What is Excess in Insurance?

20 NOVEMBER 2023

In short, the “excess” is the amount of your claim which is payable by you - the claimant. This is a Rand figure amount of your loss which your insurer has pre-agreed with you it will not be responsible for. But, what determines your excess, and how do you ensure that it’s a sum you can live with?Woman thinking, holding a pen to her cheek, with notepad in her other handHere we will take a deeper look at insurance excess across the board and also some of the insurance options that could be impacted by excess.

How Insurance Excess Works

Scenario: Consider an individual with motor vehicle insurance that has a set excess of R5000. In the unfortunate event of an accident, where the damage to the vehicle is evaluated at R30 000, the policyholder would be responsible for paying the excess amount before the insurance settles the claim to cover the remaining R25 000.

Types of Insurance Excess

  1. Standard Excess: Standard excess is a fixed amount established by the insurance company and is applicable to most claims. This type of excess is predetermined and outlined in the insurance policy. Policyholders should be aware of the standard excess associated with their coverage, as it can significantly impact the cost of a claim.
  2. Voluntary Excess: Some insurance policies, particularly motor insurance, offer the option of a voluntary excess. This allows policyholders to choose a higher excess amount in exchange for lower premium payments. It's a strategic choice that individuals can make based on their risk tolerance and financial capacity.
  3. Variable Excess: In certain cases, insurance policies may feature variable excess amounts depending on specific circumstances. For example, the excess for a theft claim might differ from that of an accident claim. Understanding these variations is crucial for policyholders to accurately gauge their financial responsibility in different scenarios.

Navigating Excess in South African Insurance Policies

  1. Motor Insurance: South Africa's gridlocked traffic centres and vehicle theft rate make motor insurance a necessity. Policyholders should carefully review the excess structure of their motor insurance policies, taking note of any standard, voluntary, or variable excess amounts. If you rarely travel with the vehicle you’re interested in insuring then selecting a higher excess with a lower monthly premium may be the better option.
  2. Home Insurance: Home insurance, covering both building and contents, may have varying excess amounts depending on the nature of the claim. For instance, the excess for a water damage claim might differ from that of a burglary claim. Policyholders should familiarise themselves with these distinctions to navigate the claims process effectively.
  3. Personal Insurance Lines: Personal lines of insurance, such as health insurance or personal liability insurance may also incorporate excess. It's crucial for policyholders to be aware of these terms to prevent unexpected financial surprises when making a claim. Gap cover is a type of short-term insurance which can be used to mitigate the equivalent of excess when it comes to health insurance.

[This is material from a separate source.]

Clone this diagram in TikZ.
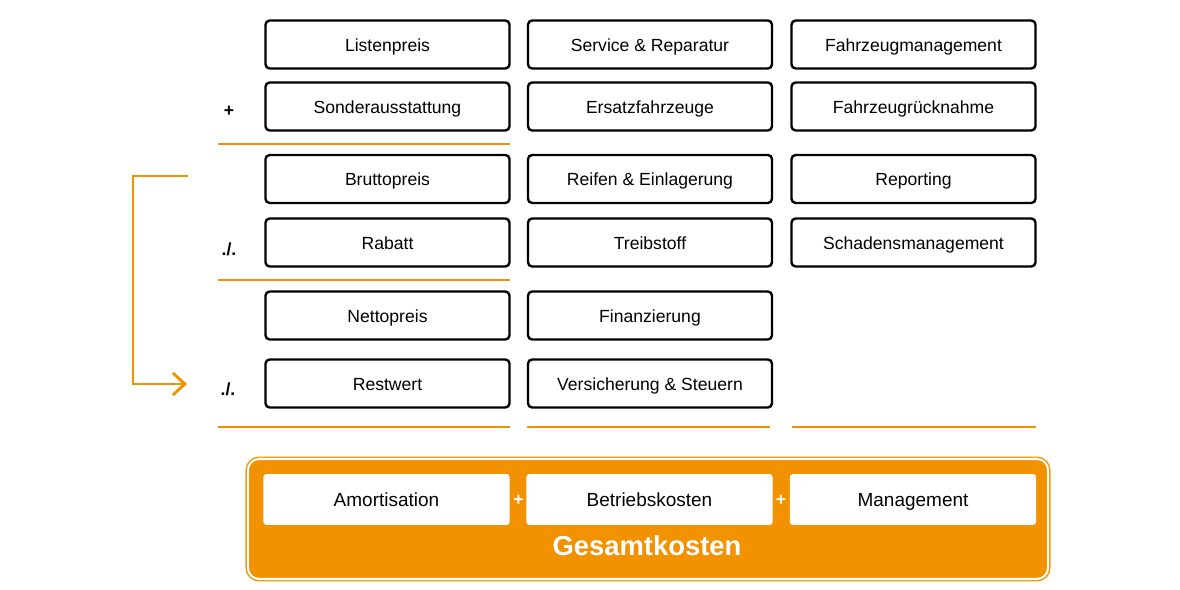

Some popular personal insurance options

Customer Protection Insurance

Customer protection insurance is a safety net designed to shield individuals from financial turmoil caused by unforeseen events like disability, retrenchment, or death. Excess in customer protection insurance may manifest as a waiting period before coverage begins, or as a deductible amount, depending on the policy terms. For instance, a policy might stipulate a 30-day waiting period before benefits are payable or require the policyholder to cover an initial amount before the insurance company steps in. 

Credit Card Protection Plans

Credit card protection plans offer coverage for credit card payments in the face of unexpected events such as disability or retrenchment. Excess in credit card protection plans can vary; it might be expressed as a fixed amount or a percentage of the outstanding balance.

Funeral Plans

Funeral plans provide financial support to families during emotionally challenging times. While funeral plans typically do not involve a traditional excess, policyholders should be aware of specific conditions that might affect the payout. For example, some policies may have waiting periods for certain causes of death or specific conditions related to the payout amount. 

Critical Illness Plans

Critical illness plans offer financial assistance when individuals are diagnosed with severe health conditions. Although unlikely to accrue a traditional excess, you could have various waiting periods before coverage starts, or as an initial amount the policyholder must cover. For instance, a critical illness plan might have a waiting period of 90 days before benefits are payable, or it might specify that the policyholder is responsible for covering any costs above a certain level of expenses.

Income Protection Plans

Income protection plans act as a safety net for individuals facing income loss due to disability or illness. Although not necessarily an insurance that will have an excess amount, it is likely that you will have waiting periods as well as potential other payment timeframes.

Policyholders often receive options when it comes to the amount of excess they’re comfortable with. A lower excess means a higher monthly premium but perhaps, greater peace of mind. The reverse option is usually the better one when the asset you’re insuring is at a lower risk of being damaged. There’s little advantage to paying a high monthly premium on a vehicle which is almost always in your garage at home.

On the other hand, if an excess amount is higher than the total claim value, your insurer may not pay out at all, depending on the insurance type in question.